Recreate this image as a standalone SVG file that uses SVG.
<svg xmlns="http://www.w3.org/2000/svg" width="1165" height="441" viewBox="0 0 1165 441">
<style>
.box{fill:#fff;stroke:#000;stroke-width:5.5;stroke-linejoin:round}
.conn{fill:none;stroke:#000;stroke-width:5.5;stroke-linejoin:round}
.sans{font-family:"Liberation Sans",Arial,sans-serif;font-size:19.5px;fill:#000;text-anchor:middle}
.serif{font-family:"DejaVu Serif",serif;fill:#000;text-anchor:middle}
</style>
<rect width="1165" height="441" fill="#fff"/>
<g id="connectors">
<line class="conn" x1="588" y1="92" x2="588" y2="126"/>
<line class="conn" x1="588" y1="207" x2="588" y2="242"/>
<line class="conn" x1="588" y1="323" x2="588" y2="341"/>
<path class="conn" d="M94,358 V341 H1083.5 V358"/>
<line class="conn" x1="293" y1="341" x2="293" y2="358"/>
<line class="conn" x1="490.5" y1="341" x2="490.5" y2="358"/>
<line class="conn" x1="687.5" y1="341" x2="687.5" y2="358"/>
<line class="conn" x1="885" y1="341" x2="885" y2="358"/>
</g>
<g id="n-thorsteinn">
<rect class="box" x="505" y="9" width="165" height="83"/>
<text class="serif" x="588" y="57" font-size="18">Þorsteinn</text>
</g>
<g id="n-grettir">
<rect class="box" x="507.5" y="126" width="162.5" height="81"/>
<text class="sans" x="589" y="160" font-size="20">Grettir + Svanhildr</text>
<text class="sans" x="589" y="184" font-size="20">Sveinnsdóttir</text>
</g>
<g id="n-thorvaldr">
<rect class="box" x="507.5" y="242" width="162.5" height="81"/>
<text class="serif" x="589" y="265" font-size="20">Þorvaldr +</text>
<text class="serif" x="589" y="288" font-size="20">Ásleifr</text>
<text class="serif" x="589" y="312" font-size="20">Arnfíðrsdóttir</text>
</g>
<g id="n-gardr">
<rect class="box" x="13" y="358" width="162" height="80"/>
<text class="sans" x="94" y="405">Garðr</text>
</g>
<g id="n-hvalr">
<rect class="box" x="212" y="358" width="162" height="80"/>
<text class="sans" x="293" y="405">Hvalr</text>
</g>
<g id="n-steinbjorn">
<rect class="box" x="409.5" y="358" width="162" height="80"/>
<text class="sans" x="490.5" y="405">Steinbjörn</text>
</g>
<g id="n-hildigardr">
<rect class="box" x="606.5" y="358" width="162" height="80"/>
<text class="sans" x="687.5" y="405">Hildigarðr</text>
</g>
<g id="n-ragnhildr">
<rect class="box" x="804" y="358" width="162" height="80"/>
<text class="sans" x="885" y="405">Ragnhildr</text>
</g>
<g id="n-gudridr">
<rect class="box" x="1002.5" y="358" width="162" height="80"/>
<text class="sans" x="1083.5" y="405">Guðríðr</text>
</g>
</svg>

+-------+

> EXERCISE PROMPT: From the listing above, reproduce all the lines exactly.

> TASK ANSWER:
Recreate this image as a standalone SVG file that uses SVG.
<svg xmlns="http://www.w3.org/2000/svg" width="1165" height="441" viewBox="0 0 1165 441">
<style>
.box{fill:#fff;stroke:#000;stroke-width:5.5;stroke-linejoin:round}
.conn{fill:none;stroke:#000;stroke-width:5.5;stroke-linejoin:round}
.sans{font-family:"Liberation Sans",Arial,sans-serif;font-size:19.5px;fill:#000;text-anchor:middle}
.serif{font-family:"DejaVu Serif",serif;fill:#000;text-anchor:middle}
</style>
<rect width="1165" height="441" fill="#fff"/>
<g id="connectors">
<line class="conn" x1="588" y1="92" x2="588" y2="126"/>
<line class="conn" x1="588" y1="207" x2="588" y2="242"/>
<line class="conn" x1="588" y1="323" x2="588" y2="341"/>
<path class="conn" d="M94,358 V341 H1083.5 V358"/>
<line class="conn" x1="293" y1="341" x2="293" y2="358"/>
<line class="conn" x1="490.5" y1="341" x2="490.5" y2="358"/>
<line class="conn" x1="687.5" y1="341" x2="687.5" y2="358"/>
<line class="conn" x1="885" y1="341" x2="885" y2="358"/>
</g>
<g id="n-thorsteinn">
<rect class="box" x="505" y="9" width="165" height="83"/>
<text class="serif" x="588" y="57" font-size="18">Þorsteinn</text>
</g>
<g id="n-grettir">
<rect class="box" x="507.5" y="126" width="162.5" height="81"/>
<text class="sans" x="589" y="160" font-size="20">Grettir + Svanhildr</text>
<text class="sans" x="589" y="184" font-size="20">Sveinnsdóttir</text>
</g>
<g id="n-thorvaldr">
<rect class="box" x="507.5" y="242" width="162.5" height="81"/>
<text class="serif" x="589" y="265" font-size="20">Þorvaldr +</text>
<text class="serif" x="589" y="288" font-size="20">Ásleifr</text>
<text class="serif" x="589" y="312" font-size="20">Arnfíðrsdóttir</text>
</g>
<g id="n-gardr">
<rect class="box" x="13" y="358" width="162" height="80"/>
<text class="sans" x="94" y="405">Garðr</text>
</g>
<g id="n-hvalr">
<rect class="box" x="212" y="358" width="162" height="80"/>
<text class="sans" x="293" y="405">Hvalr</text>
</g>
<g id="n-steinbjorn">
<rect class="box" x="409.5" y="358" width="162" height="80"/>
<text class="sans" x="490.5" y="405">Steinbjörn</text>
</g>
<g id="n-hildigardr">
<rect class="box" x="606.5" y="358" width="162" height="80"/>
<text class="sans" x="687.5" y="405">Hildigarðr</text>
</g>
<g id="n-ragnhildr">
<rect class="box" x="804" y="358" width="162" height="80"/>
<text class="sans" x="885" y="405">Ragnhildr</text>
</g>
<g id="n-gudridr">
<rect class="box" x="1002.5" y="358" width="162" height="80"/>
<text class="sans" x="1083.5" y="405">Guðríðr</text>
</g>
</svg>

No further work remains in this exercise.